In the data below, find every line that has the string "matplotlib", and copy it.
━━━ Data for processing
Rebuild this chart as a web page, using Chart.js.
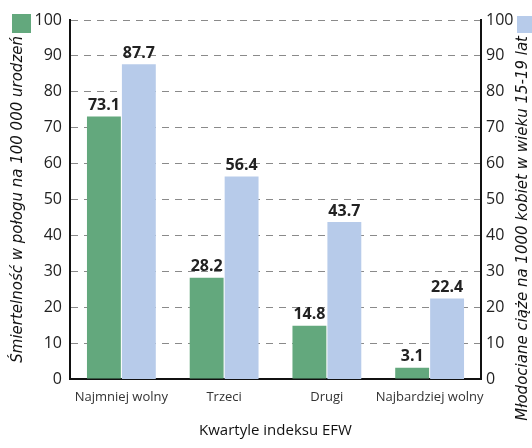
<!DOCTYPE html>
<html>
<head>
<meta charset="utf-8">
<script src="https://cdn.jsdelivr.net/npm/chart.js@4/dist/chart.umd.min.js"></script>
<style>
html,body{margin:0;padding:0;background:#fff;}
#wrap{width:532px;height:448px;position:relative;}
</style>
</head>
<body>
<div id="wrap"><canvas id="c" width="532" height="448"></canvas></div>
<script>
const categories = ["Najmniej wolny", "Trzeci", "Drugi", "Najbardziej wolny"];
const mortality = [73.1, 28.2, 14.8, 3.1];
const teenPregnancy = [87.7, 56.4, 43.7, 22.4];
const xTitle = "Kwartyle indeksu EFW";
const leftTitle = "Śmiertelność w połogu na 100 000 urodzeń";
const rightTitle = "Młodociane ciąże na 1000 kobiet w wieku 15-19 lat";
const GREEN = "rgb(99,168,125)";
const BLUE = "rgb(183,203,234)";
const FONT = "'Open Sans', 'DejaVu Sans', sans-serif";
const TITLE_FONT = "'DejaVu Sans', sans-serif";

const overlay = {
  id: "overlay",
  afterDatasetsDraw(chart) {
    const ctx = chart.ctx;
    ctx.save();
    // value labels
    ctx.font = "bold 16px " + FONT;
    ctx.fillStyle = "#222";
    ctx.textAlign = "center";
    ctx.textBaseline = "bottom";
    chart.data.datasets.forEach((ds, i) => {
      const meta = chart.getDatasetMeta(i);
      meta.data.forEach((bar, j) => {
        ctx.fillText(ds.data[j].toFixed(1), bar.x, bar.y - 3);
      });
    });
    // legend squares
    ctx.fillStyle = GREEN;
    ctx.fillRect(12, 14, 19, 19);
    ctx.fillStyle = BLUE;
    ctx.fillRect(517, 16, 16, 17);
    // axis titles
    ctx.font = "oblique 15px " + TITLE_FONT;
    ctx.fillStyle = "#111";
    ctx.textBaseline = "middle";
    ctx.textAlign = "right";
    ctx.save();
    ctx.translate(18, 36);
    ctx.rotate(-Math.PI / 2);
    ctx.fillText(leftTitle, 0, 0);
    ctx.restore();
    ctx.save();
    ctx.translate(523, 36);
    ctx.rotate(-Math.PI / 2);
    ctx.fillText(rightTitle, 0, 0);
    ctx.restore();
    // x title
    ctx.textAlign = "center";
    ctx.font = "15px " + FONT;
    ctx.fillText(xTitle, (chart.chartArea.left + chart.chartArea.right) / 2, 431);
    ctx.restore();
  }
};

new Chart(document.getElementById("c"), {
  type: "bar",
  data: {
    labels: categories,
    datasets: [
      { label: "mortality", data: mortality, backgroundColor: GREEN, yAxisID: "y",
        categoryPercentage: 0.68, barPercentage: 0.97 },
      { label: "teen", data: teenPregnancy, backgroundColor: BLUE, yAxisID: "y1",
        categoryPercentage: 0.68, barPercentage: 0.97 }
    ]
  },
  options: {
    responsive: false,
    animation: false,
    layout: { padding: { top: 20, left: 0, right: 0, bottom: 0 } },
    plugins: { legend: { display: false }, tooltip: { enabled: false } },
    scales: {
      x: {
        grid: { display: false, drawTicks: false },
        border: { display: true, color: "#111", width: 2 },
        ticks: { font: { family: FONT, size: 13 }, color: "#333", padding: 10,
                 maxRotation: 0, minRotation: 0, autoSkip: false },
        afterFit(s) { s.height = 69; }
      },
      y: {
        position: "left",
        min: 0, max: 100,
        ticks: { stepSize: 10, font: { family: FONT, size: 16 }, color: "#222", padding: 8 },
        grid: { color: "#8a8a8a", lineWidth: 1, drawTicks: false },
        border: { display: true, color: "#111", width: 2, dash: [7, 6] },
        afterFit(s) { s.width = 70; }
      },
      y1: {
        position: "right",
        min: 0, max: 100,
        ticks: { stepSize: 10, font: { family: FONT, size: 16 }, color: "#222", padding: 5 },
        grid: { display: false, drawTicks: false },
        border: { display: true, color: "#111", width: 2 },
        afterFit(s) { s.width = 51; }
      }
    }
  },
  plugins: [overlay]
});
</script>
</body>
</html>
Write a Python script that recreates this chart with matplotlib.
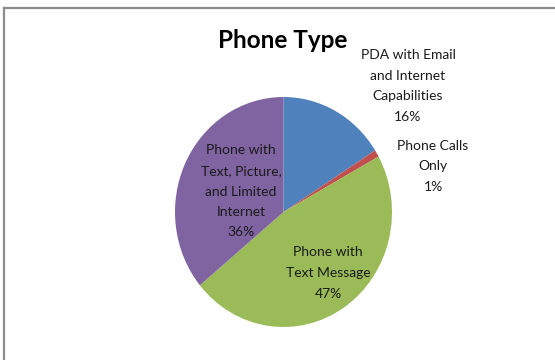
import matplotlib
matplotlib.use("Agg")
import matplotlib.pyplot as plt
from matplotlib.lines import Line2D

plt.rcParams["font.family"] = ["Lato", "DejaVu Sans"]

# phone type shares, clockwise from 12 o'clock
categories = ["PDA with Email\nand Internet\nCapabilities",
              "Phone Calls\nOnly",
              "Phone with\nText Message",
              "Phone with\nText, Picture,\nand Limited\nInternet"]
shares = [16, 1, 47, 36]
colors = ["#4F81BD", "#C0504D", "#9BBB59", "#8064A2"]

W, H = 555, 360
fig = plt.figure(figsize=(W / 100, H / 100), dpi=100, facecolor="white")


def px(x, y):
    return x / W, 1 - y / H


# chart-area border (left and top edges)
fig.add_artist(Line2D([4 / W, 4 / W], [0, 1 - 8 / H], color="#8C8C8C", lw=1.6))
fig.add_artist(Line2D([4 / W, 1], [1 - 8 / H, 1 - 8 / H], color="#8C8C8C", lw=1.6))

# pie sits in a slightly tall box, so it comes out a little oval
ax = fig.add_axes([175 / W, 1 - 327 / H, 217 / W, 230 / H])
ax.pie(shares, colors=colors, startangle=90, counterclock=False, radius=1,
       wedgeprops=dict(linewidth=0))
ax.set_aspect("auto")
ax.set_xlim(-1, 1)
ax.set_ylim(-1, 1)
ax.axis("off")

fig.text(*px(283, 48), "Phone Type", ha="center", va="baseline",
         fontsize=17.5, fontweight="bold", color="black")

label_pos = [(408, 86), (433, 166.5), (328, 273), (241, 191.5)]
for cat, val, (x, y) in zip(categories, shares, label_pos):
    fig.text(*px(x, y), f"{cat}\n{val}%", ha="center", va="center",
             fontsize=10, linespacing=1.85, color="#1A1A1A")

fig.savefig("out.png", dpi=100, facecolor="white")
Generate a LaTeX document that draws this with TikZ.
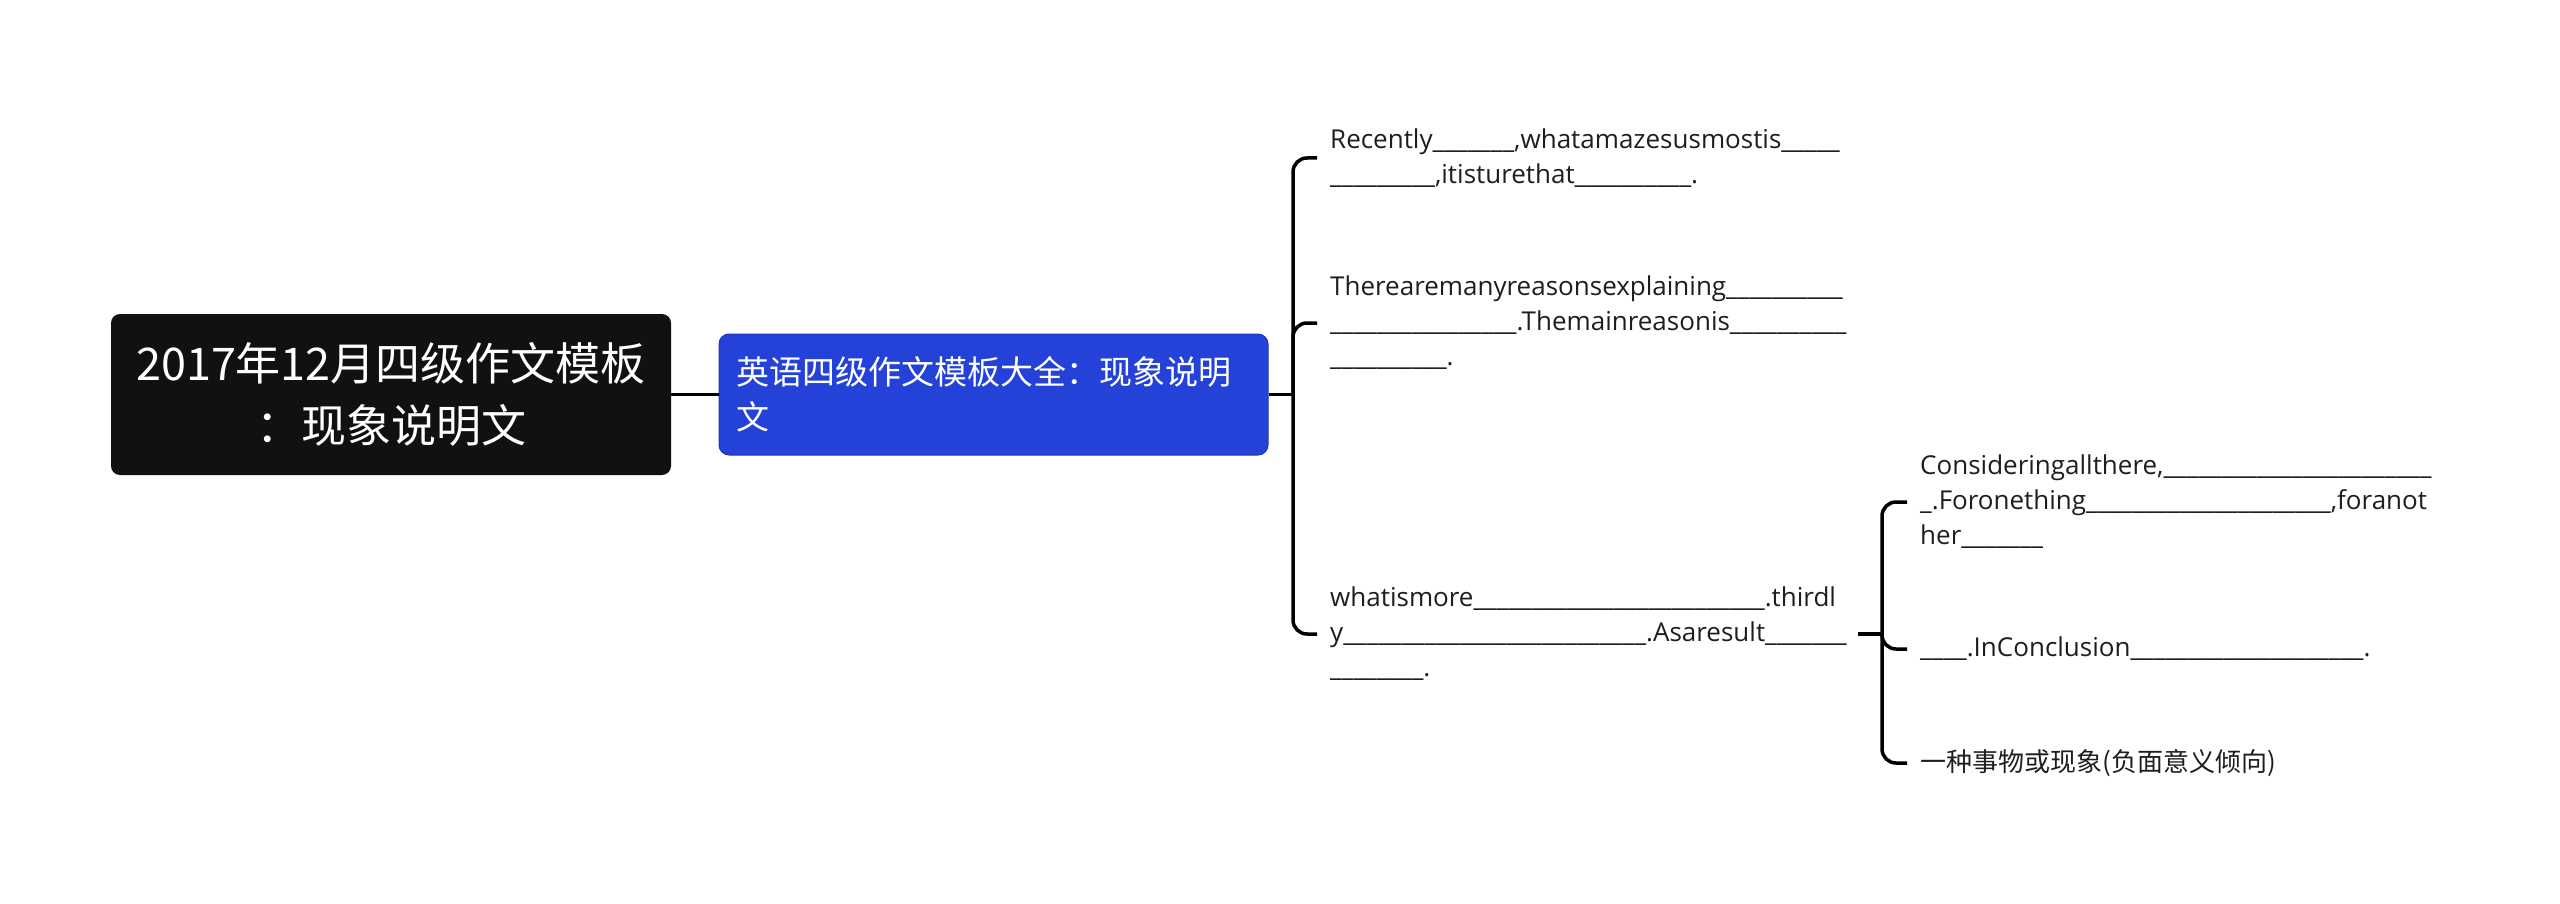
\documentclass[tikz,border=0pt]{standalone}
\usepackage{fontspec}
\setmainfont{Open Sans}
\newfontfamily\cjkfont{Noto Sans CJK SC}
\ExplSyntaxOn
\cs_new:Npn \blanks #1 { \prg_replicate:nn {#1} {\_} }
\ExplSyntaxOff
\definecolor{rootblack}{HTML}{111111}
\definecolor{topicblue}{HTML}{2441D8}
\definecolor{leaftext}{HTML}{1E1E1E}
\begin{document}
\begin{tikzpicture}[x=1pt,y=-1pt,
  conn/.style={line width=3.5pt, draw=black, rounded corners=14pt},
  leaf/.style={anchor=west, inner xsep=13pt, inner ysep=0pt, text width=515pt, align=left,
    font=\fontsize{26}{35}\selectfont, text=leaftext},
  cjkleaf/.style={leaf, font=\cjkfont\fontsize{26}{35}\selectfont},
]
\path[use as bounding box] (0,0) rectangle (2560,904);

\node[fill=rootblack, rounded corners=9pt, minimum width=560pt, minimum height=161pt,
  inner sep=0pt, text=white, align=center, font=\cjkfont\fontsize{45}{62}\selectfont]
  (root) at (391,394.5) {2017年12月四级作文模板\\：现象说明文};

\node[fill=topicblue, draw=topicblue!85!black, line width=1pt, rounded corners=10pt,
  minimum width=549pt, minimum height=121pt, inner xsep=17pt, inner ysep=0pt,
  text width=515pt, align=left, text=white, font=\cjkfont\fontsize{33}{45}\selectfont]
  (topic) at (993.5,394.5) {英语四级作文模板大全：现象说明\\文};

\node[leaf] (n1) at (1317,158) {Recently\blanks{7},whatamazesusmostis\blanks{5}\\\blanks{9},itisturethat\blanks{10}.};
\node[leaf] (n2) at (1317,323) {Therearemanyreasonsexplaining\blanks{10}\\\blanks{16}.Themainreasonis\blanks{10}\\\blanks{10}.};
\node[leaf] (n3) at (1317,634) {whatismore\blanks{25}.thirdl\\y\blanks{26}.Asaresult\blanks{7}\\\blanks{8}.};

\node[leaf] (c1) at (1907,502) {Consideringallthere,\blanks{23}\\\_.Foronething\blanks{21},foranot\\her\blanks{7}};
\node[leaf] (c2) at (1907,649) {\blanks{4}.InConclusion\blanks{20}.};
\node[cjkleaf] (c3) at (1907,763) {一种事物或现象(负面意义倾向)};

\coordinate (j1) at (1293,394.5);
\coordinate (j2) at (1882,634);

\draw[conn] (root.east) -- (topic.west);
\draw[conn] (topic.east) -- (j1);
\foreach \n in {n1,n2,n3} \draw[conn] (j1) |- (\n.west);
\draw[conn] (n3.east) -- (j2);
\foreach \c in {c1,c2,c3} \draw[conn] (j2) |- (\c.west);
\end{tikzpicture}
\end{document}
━━━━━━
- Output for this exercise:
Write a Python script that recreates this chart with matplotlib.
import matplotlib
matplotlib.use("Agg")
import matplotlib.pyplot as plt
from matplotlib.lines import Line2D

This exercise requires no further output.